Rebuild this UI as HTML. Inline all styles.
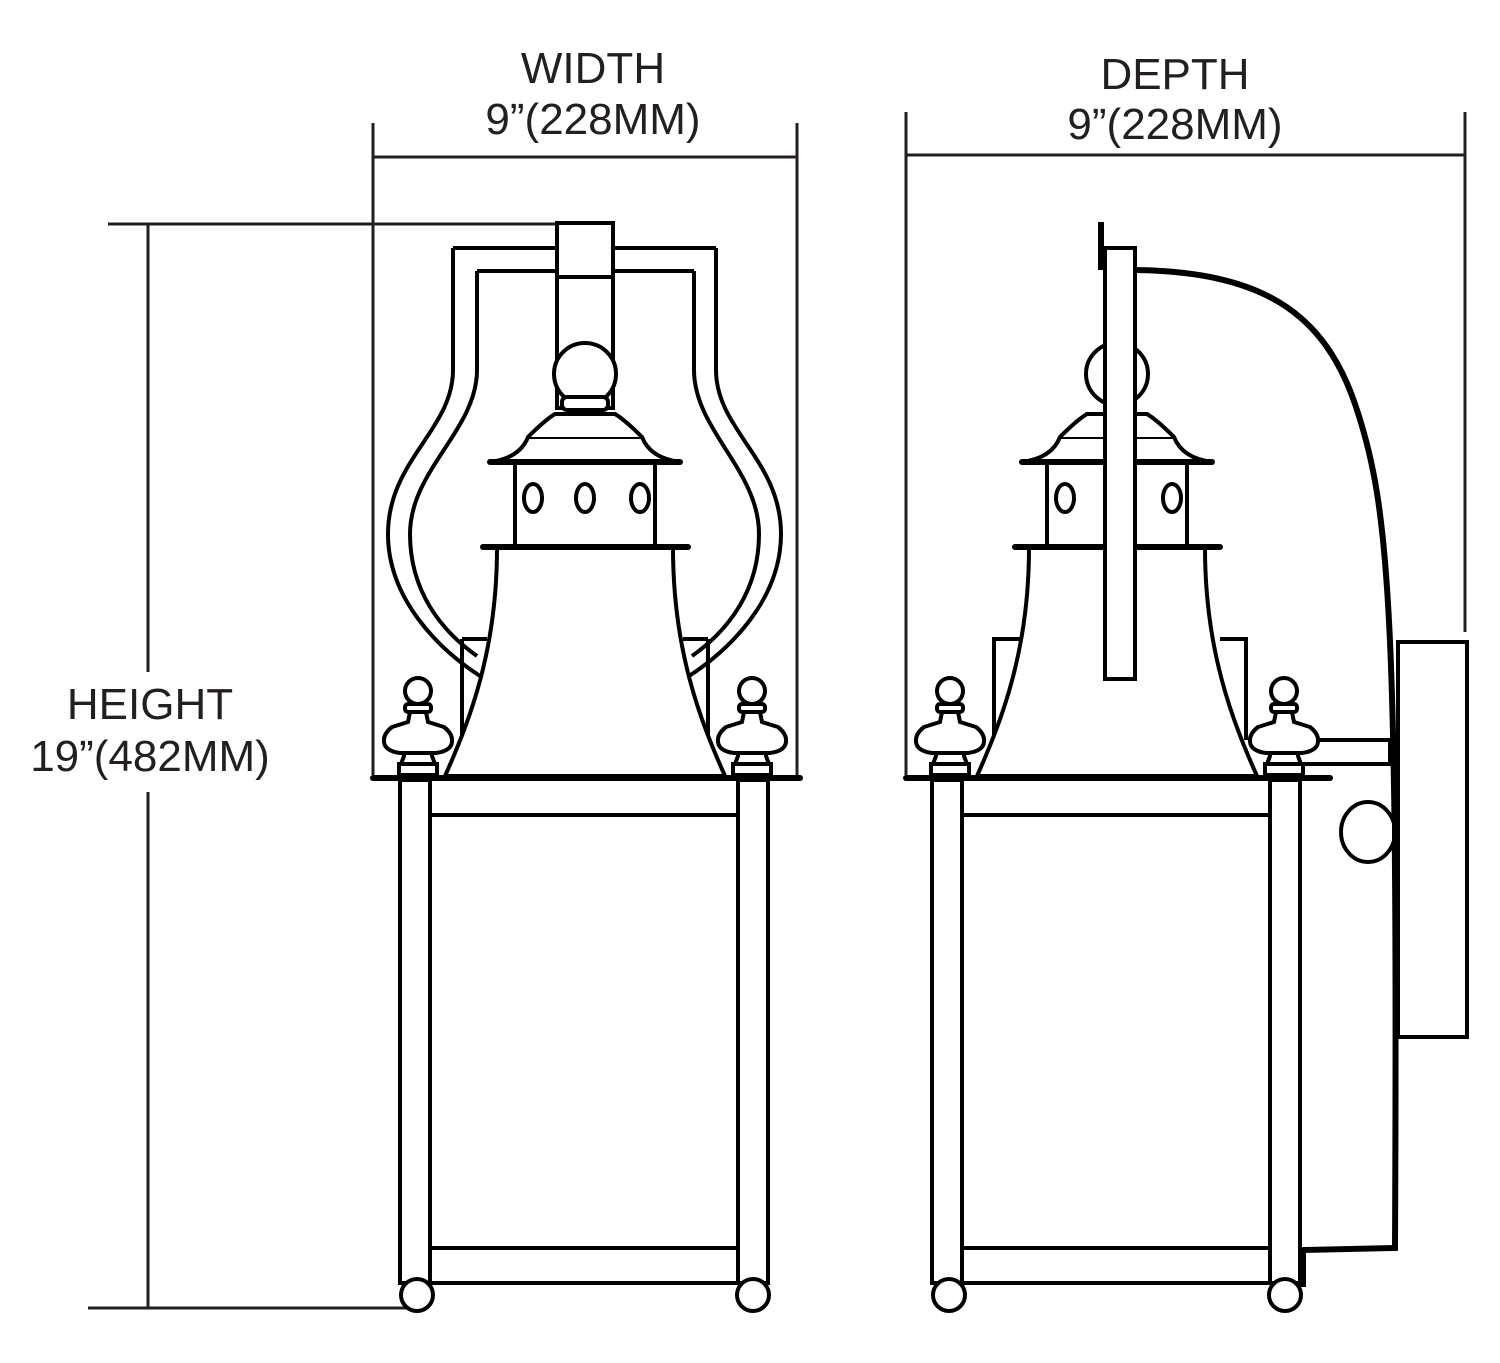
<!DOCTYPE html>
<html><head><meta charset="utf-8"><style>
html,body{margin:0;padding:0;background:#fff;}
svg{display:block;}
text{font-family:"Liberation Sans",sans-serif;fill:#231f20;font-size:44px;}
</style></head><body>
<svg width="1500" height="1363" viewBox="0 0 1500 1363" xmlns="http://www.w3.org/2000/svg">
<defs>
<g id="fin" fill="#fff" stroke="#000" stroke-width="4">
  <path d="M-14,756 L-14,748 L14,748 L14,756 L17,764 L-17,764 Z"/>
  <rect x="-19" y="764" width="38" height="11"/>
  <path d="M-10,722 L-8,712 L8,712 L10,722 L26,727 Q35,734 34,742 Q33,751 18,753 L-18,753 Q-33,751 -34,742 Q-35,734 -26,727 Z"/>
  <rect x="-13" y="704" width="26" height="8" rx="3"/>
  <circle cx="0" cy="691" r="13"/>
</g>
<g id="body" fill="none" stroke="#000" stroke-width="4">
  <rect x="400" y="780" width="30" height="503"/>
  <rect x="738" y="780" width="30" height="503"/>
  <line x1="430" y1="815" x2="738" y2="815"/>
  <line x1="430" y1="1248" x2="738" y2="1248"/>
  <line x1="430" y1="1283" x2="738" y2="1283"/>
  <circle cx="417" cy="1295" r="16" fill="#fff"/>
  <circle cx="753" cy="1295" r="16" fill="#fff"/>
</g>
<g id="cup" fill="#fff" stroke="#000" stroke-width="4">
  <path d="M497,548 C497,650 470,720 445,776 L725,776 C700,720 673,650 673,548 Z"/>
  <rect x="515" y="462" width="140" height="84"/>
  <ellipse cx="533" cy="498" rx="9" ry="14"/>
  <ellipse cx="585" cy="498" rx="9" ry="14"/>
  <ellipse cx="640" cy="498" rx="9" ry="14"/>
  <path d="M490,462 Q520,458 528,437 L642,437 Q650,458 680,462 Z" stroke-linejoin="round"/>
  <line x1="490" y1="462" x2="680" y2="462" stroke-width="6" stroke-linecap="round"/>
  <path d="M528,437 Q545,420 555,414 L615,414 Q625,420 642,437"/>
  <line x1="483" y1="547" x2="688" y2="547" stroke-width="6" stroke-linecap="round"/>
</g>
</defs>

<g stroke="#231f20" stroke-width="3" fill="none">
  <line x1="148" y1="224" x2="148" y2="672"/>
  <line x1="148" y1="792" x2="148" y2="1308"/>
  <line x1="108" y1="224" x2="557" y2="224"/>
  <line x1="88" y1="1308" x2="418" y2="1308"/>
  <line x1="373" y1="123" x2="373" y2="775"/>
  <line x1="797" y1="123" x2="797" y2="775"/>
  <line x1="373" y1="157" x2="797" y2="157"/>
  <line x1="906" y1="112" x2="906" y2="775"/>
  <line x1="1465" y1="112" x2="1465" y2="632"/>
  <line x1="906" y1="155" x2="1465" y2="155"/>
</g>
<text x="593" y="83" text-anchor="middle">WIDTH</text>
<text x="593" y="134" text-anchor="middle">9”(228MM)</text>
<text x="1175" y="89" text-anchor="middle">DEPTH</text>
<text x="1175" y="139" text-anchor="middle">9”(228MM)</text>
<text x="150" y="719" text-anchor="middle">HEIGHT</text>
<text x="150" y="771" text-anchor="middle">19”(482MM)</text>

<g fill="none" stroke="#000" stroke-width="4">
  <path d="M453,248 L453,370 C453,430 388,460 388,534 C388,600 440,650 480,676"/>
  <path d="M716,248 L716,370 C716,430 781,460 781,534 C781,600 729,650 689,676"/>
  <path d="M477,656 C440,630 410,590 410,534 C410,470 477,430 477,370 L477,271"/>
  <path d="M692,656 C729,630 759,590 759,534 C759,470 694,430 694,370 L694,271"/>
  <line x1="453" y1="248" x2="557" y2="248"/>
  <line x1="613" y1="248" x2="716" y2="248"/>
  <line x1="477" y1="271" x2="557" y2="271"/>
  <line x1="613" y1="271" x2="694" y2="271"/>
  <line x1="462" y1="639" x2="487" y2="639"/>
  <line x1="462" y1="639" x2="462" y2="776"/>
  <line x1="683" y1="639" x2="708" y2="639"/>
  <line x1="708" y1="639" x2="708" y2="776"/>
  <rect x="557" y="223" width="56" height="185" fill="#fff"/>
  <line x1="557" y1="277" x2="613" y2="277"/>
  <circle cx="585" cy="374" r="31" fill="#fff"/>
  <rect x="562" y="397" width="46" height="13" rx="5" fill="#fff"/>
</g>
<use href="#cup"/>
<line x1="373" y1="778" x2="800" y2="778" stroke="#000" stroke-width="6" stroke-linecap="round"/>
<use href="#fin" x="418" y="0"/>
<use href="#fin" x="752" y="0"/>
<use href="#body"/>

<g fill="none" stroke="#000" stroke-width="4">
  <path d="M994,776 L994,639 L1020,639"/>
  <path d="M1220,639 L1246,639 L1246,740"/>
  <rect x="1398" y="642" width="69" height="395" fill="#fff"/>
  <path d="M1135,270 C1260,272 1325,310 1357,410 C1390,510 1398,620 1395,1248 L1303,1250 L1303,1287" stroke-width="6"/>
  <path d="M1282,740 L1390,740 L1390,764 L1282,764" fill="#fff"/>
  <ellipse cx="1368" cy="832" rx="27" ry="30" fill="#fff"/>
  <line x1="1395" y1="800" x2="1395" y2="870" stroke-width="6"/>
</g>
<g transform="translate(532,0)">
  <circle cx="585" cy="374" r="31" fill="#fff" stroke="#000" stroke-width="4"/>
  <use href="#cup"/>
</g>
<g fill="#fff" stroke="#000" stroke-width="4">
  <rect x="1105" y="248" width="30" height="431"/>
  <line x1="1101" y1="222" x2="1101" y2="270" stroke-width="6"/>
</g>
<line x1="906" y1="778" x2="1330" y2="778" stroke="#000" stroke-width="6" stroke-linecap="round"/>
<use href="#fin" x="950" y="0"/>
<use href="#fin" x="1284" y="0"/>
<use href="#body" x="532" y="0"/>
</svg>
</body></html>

= = = = =

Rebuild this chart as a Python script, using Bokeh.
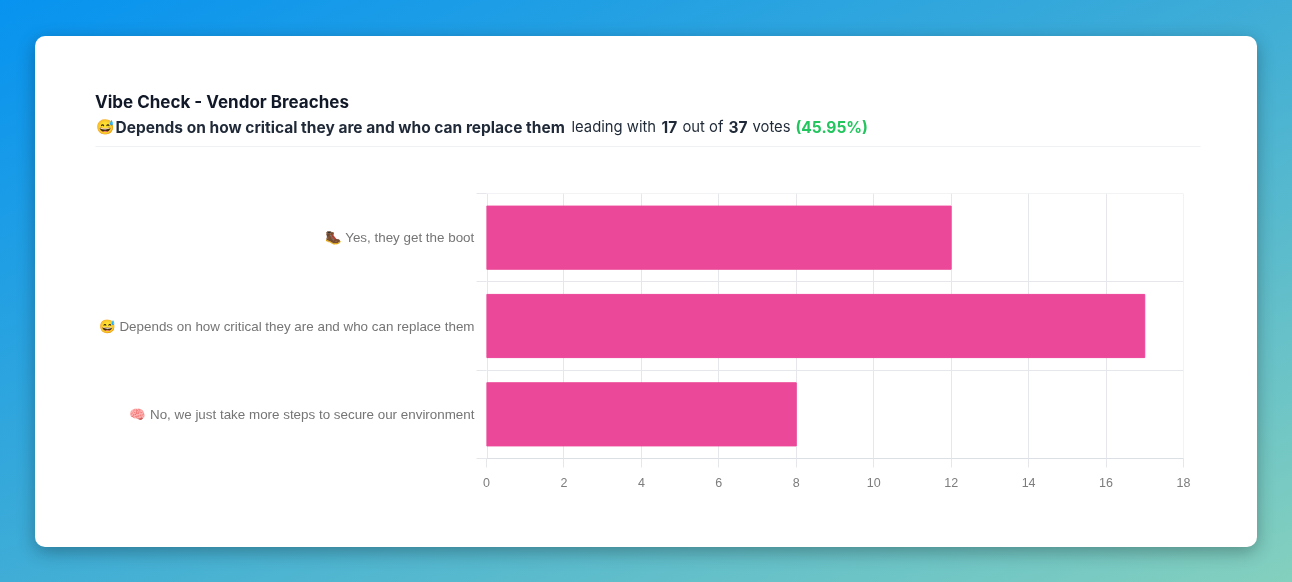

= = = = =

* **Task statement**
Tally the lines containing "Rebuild". Provide the number without any other words.

* **Task result**
2